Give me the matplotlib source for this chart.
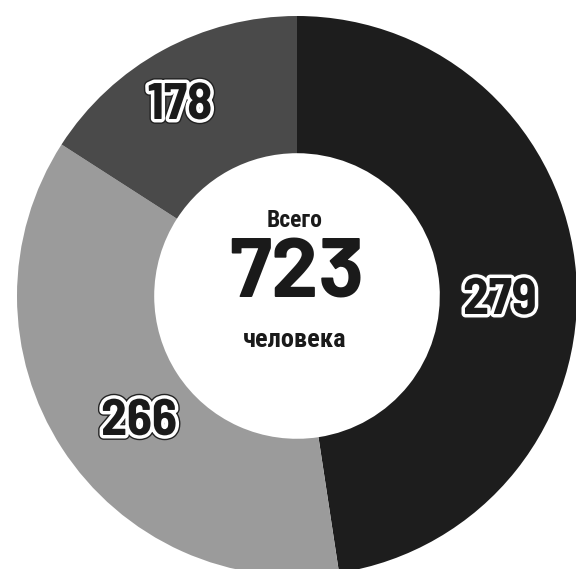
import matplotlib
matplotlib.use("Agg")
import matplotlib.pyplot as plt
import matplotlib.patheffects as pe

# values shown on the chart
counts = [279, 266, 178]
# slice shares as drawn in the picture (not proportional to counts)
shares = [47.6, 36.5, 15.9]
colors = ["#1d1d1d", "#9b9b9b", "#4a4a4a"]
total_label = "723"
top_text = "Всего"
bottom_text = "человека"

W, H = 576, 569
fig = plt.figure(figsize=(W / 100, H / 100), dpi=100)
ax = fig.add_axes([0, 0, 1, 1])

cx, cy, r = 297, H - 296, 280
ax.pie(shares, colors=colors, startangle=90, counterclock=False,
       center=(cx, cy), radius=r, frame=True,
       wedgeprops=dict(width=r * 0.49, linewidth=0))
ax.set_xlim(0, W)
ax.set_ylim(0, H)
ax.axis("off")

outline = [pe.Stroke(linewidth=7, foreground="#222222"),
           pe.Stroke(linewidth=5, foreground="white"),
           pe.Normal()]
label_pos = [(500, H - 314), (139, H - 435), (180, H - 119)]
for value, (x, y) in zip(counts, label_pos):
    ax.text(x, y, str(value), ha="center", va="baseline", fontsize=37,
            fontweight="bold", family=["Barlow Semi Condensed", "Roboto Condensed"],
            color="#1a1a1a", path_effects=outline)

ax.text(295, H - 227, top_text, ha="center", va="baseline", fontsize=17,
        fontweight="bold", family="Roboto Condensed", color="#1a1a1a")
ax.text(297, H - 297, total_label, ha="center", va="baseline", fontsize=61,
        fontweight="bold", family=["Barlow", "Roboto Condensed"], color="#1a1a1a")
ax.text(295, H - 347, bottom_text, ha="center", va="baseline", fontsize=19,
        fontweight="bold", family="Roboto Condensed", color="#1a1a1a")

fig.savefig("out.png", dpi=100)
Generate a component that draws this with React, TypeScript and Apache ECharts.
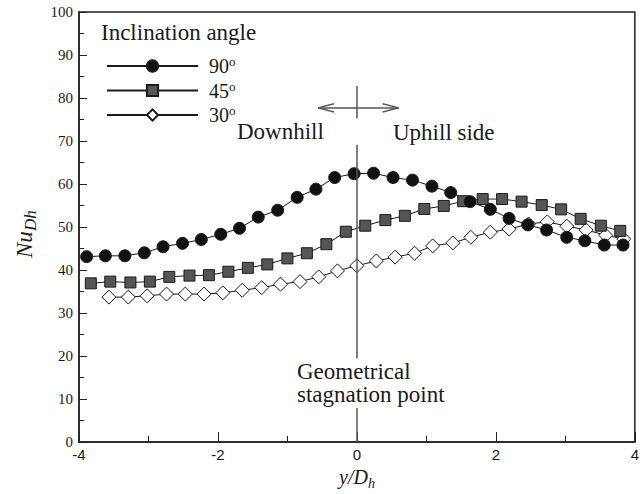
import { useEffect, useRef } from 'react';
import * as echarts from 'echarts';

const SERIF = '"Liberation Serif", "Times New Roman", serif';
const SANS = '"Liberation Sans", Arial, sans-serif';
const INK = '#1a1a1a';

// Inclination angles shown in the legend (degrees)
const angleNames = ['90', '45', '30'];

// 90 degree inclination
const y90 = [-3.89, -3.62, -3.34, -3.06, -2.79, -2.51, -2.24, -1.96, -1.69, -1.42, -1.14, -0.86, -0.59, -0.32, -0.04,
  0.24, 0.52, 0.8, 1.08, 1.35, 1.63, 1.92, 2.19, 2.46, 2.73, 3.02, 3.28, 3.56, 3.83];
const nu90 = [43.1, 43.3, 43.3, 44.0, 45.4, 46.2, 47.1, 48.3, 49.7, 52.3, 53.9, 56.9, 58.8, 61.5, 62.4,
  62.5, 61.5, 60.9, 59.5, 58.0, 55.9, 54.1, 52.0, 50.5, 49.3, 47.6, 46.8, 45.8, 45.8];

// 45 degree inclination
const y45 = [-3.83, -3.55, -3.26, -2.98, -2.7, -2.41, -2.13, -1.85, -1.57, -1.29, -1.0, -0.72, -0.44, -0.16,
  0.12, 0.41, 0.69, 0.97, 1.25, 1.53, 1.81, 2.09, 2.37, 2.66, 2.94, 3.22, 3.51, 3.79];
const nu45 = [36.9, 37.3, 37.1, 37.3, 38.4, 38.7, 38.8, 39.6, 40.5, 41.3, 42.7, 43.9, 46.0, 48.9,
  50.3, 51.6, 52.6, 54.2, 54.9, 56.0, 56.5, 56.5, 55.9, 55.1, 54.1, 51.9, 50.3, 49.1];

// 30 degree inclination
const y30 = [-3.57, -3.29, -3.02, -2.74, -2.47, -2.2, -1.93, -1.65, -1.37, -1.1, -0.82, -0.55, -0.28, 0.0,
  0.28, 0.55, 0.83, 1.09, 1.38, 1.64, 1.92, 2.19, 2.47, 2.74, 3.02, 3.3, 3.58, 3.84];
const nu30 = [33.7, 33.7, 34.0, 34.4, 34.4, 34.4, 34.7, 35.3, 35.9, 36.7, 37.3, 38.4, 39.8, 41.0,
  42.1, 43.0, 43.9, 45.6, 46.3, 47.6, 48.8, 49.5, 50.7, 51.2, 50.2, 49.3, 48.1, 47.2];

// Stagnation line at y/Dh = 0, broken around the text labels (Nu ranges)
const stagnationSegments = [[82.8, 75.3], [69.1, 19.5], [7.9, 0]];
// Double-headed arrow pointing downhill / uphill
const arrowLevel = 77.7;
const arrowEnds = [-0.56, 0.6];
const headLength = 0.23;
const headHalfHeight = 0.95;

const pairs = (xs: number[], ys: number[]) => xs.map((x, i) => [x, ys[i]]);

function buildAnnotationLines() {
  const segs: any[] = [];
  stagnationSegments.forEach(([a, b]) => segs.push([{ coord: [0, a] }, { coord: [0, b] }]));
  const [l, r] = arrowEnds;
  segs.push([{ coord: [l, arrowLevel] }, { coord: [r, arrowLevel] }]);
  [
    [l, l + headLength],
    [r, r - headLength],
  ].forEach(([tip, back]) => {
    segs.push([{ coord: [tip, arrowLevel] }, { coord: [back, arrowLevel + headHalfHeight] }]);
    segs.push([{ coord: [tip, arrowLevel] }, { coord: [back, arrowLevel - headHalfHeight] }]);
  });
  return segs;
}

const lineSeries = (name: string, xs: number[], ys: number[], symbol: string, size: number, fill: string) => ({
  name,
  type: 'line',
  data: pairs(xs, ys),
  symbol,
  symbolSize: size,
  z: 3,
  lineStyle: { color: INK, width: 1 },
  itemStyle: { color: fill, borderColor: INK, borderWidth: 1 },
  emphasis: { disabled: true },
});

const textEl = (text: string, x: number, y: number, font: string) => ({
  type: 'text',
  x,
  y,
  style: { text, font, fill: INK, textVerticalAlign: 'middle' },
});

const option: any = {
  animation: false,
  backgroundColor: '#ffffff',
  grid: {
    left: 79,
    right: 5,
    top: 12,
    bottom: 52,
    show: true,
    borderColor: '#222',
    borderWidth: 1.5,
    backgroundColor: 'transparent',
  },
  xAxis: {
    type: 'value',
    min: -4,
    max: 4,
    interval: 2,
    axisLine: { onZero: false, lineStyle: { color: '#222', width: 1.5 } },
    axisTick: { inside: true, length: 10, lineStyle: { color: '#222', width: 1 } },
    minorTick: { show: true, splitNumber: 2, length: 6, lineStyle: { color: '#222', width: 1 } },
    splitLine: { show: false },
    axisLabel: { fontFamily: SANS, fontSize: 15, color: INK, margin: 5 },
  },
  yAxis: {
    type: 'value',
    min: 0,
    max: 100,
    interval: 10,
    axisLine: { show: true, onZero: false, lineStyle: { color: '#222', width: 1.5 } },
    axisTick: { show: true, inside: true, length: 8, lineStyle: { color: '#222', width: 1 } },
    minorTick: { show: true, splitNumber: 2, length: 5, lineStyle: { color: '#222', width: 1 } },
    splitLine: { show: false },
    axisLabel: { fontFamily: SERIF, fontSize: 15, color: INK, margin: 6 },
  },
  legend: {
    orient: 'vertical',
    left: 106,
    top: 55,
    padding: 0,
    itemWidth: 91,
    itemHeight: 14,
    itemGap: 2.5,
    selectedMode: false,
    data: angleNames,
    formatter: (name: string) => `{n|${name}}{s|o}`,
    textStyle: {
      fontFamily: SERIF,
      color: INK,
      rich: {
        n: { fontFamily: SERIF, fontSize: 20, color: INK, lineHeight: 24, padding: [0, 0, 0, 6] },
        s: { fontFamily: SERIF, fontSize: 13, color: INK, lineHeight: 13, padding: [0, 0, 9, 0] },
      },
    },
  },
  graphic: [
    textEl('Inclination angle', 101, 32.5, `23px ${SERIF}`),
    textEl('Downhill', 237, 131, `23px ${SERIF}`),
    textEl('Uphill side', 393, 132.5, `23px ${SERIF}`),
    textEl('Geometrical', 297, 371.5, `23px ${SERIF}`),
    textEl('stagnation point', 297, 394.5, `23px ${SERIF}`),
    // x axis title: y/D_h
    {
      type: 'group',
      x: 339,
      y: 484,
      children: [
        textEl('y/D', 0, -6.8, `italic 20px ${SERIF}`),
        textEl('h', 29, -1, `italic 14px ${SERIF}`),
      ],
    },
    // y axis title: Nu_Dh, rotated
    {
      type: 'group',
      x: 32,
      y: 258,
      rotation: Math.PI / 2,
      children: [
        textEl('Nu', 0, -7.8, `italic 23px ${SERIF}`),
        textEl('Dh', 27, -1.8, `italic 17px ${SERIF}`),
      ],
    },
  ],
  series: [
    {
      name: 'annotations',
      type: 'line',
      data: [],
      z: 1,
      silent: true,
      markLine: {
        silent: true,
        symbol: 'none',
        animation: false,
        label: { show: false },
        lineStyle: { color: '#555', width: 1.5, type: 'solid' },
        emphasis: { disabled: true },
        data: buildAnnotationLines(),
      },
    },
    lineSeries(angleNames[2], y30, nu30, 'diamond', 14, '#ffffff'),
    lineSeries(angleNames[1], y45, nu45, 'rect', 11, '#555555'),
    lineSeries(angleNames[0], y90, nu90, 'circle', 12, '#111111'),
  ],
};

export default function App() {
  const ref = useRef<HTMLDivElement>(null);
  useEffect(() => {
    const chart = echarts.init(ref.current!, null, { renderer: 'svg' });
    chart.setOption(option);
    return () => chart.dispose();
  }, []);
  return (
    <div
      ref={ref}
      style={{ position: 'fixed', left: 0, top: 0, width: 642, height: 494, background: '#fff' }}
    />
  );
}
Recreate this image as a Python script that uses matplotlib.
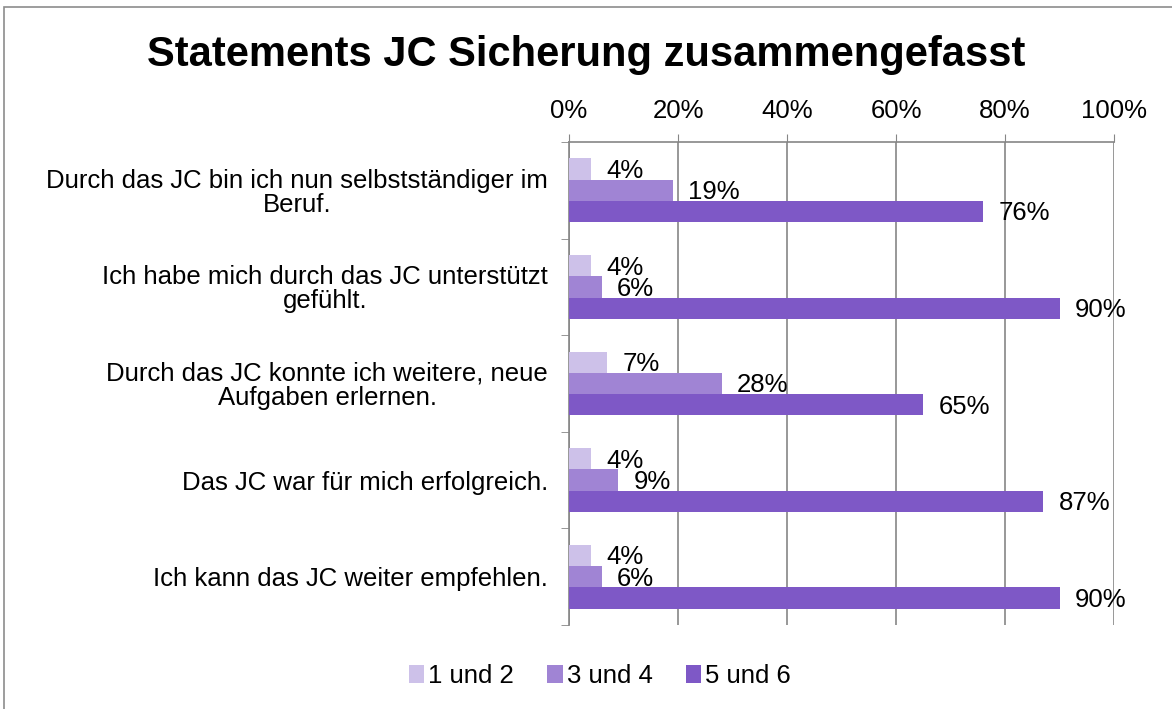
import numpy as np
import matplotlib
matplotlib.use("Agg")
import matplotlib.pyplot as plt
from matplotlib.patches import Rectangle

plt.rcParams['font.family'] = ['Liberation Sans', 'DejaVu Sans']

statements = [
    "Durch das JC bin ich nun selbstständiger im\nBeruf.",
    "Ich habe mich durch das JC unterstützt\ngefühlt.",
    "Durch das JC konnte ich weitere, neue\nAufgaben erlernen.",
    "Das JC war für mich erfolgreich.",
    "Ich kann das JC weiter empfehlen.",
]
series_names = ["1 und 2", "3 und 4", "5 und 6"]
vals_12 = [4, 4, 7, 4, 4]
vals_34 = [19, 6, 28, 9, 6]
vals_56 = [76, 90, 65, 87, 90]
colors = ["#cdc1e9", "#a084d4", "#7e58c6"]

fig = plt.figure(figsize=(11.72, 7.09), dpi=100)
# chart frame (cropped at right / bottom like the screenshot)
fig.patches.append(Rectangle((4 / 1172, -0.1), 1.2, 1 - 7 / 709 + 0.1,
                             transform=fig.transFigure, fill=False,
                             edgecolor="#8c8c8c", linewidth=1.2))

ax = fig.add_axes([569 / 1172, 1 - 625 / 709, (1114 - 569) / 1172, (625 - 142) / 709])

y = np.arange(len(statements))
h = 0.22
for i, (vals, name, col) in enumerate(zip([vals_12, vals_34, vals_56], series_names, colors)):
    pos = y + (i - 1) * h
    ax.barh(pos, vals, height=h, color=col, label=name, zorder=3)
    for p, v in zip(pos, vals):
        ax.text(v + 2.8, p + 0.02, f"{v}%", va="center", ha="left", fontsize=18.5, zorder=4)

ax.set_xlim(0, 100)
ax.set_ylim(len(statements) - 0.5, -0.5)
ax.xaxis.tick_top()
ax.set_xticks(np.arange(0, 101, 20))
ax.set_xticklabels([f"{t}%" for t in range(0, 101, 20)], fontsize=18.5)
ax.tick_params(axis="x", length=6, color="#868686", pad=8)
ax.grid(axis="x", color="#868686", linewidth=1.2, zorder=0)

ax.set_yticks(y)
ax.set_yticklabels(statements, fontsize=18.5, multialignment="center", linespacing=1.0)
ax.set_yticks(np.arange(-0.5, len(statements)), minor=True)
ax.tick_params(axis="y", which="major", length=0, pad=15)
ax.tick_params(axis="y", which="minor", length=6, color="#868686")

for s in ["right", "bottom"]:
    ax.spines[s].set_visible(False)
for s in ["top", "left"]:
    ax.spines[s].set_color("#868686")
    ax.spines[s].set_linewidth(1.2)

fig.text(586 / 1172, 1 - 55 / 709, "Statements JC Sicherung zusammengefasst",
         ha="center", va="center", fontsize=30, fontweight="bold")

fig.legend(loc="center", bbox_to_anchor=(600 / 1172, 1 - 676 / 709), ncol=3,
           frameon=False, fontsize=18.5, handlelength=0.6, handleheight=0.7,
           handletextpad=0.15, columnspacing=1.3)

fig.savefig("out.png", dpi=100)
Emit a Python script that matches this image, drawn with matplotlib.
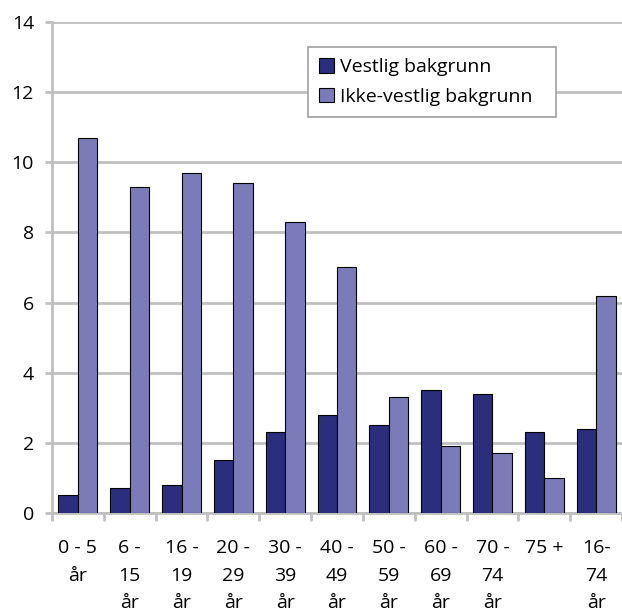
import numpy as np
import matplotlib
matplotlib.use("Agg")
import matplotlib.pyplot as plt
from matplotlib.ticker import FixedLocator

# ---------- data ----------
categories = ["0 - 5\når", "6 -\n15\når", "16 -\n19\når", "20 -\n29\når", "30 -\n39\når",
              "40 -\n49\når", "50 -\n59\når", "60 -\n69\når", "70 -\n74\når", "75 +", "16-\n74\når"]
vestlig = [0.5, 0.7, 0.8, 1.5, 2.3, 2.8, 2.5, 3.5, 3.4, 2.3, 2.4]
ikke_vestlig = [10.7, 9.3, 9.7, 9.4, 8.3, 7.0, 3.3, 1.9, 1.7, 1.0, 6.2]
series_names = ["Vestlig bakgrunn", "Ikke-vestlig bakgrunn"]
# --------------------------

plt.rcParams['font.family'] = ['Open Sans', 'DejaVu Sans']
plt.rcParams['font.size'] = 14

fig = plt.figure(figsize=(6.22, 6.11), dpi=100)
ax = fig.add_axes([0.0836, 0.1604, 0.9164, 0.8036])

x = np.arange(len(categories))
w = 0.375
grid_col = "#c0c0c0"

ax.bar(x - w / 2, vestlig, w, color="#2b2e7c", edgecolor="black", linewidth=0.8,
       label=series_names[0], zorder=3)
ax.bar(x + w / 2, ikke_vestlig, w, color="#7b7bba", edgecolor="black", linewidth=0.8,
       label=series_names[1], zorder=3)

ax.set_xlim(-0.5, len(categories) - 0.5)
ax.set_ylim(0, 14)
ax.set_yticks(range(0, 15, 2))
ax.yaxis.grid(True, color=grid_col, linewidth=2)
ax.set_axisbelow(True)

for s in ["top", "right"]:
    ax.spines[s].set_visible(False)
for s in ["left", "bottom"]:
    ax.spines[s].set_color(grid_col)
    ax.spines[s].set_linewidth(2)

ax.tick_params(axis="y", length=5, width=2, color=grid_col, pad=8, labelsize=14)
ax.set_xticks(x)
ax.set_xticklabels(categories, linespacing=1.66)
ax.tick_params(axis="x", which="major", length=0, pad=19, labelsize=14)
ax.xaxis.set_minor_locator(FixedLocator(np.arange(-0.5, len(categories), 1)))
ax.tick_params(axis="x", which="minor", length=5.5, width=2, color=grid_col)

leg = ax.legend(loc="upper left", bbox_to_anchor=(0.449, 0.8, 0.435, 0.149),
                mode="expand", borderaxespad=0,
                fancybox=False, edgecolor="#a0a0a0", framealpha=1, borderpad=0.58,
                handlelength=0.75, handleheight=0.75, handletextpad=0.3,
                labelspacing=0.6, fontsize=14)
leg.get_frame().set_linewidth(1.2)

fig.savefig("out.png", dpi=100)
-=-=-
## Problem to work on:
For the material above, give again only the lines starting at the line that contains "Emit a Python" and ending at the line that contains "from matplotlib.ticker import FixedLocator". Pictures do not belong in the copy.

## Solution for this exercise:
Emit a Python script that matches this image, drawn with matplotlib.
import numpy as np
import matplotlib
matplotlib.use("Agg")
import matplotlib.pyplot as plt
from matplotlib.ticker import FixedLocator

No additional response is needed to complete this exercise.